Susan Sontag never responded to this letter.

The following week,  Cody’s was bombed. I spoke of the fire bombing that occurred at 2 AM. More troubling was that as we were cleaning up in the morning, an undetonated pipe bomb was found rolling around the floor  near the poetry section. Apparently it had been thrown through the window at the same time as the fire bomb. Had the pipe bomb exploded, it would have killed everyone in the store. The building was quickly evacuated. Lawrence Davidson, who discovered the bomb, ran upstairs to warn me to leave the building. If I haven’t told you before, Lawrence, thanks.

As I walked outside, I was met with a phalanx of newsmen. Literally hundreds. Normally I was a shameless panderer for media publicity. At this point I had no desire to speak. And I knew reflexively that public pronouncements under the circumstances were probably imprudent.

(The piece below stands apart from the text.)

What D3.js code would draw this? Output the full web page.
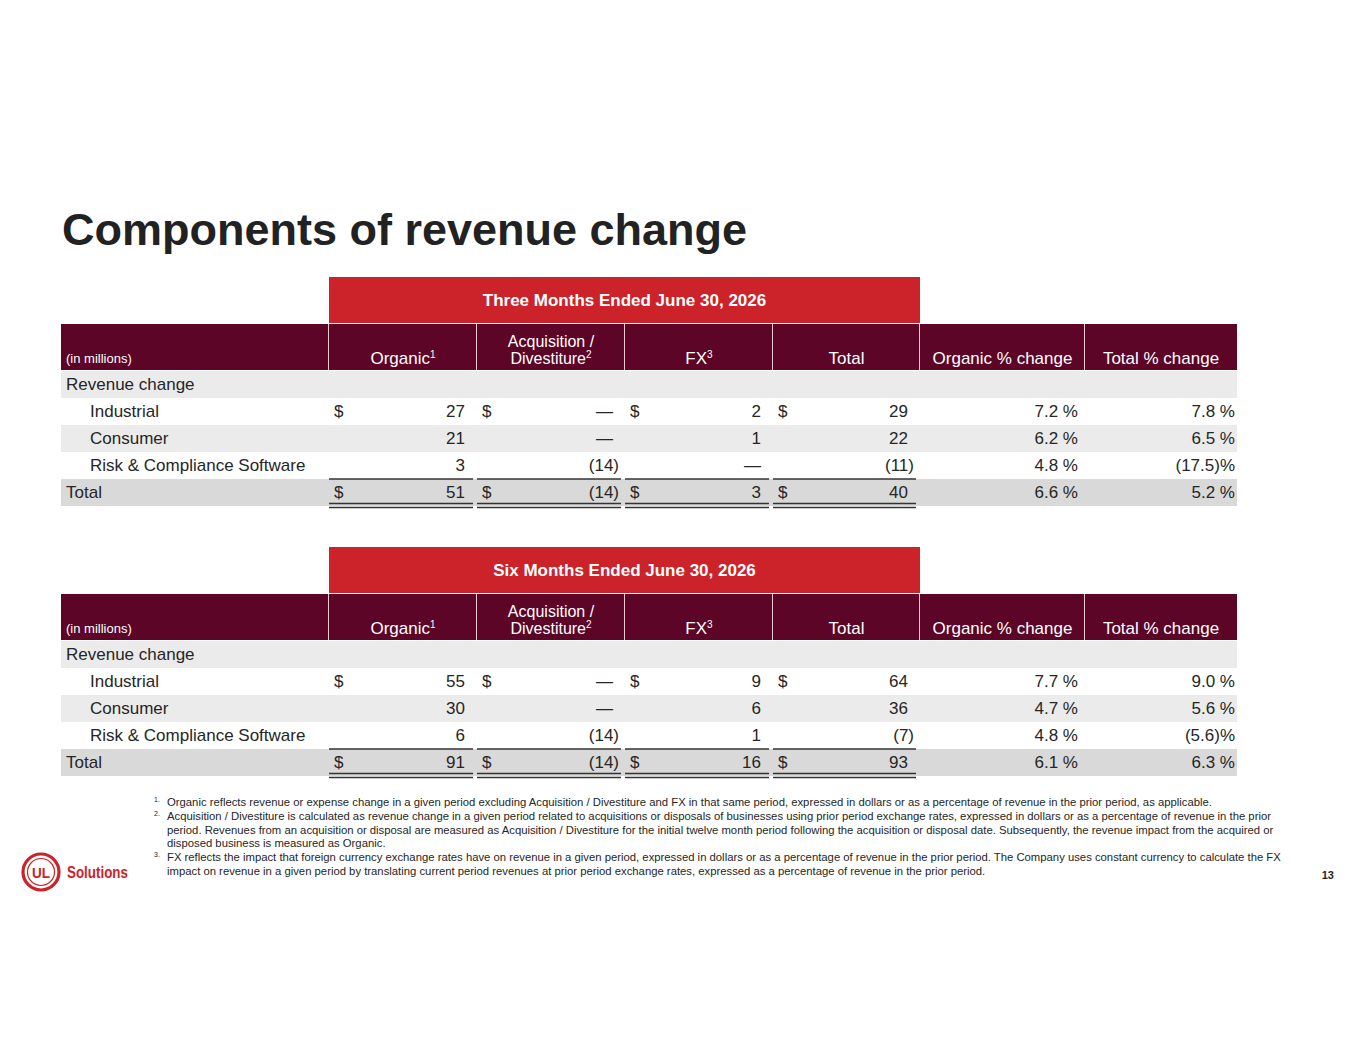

We all assembled across the street facing the building, which had been cordoned  by yellow tape.   The police bomb squad entered  to see if they could diffuse the bomb. Apparently they judged it too dangerous to move. They decided to pack it with sand bags and detonate it in the store. We heard the bomb blast and watched as the building shook. I remember thinking that this was unreal. It can’t be happening. Then I started crying. Of course the media vultures loved this and stuck a camera in my face to record the tears rolling down  for the six o’clock media clips.

We all pulled ourselves together and returned to the store. I called a meeting in the café. Jesus, what do you say after you have just watched your store get bombed? It isn’t like we learned how to deal with this situation in ABA booksellers’ school. We had, after all, just witnessed the first act of international terrorism in the United States. And it had been directed against us!

I stood and told the staff that we had a hard decision to make. We needed to decide whether to keep carrying Satanic Verses and risk our lives for what we believed in. Or to take a more cautious approach and compromise our values.  So we took a vote. The staff voted unanimously to keep carrying the book. Tears still come to my eyes when I think of this.   It was the defining moment in my 35 years of bookselling. It was the moment when I realized that bookselling was a dangerous and subversive vocation. Because ideas are powerful weapons. It was also the moment that I realized in a very concrete way that what I had told Susan Sontag was truer and more prophetic  than anything I could have then imagined. I felt  just a tad anxious about carrying that book. I worried about the consequences. I didn’t particularly feel comfortable about being a hero and putting other people’s lives in danger. I didn’t know at that moment whether this was an act of courage or foolhardiness.

But from the clarity of hindsight, I would have to say it was the proudest day of my life.

Several years later, Salman, still undercover, came to the Bay Area. A secret dinner was arranged for him with numerous celebrities, politicians and movie stars. We were honored guests. The next day, Rushdie insisted on paying a visit to Cody’s. We were told that we could not announce the visit until 15 minutes before he arrived.  It was a very emotional meeting. Many tears were shed, and we were touched by his decision to visit us. We showed him the book case that had been charred by the fire bomb. We also showed him the hole in the sheetrock above the information desk that had been created when the pipe bomb was detonated. One of the Cody’s staff, with characteristic irreverence,  had written with a marker next to the damaged sheet rock: “Salman Rushdie Memorial Hole”. Salman shrugged his shoulders and said with his wonderful self-deprecating humor, “well, you know some people get statues, —-and others get holes.”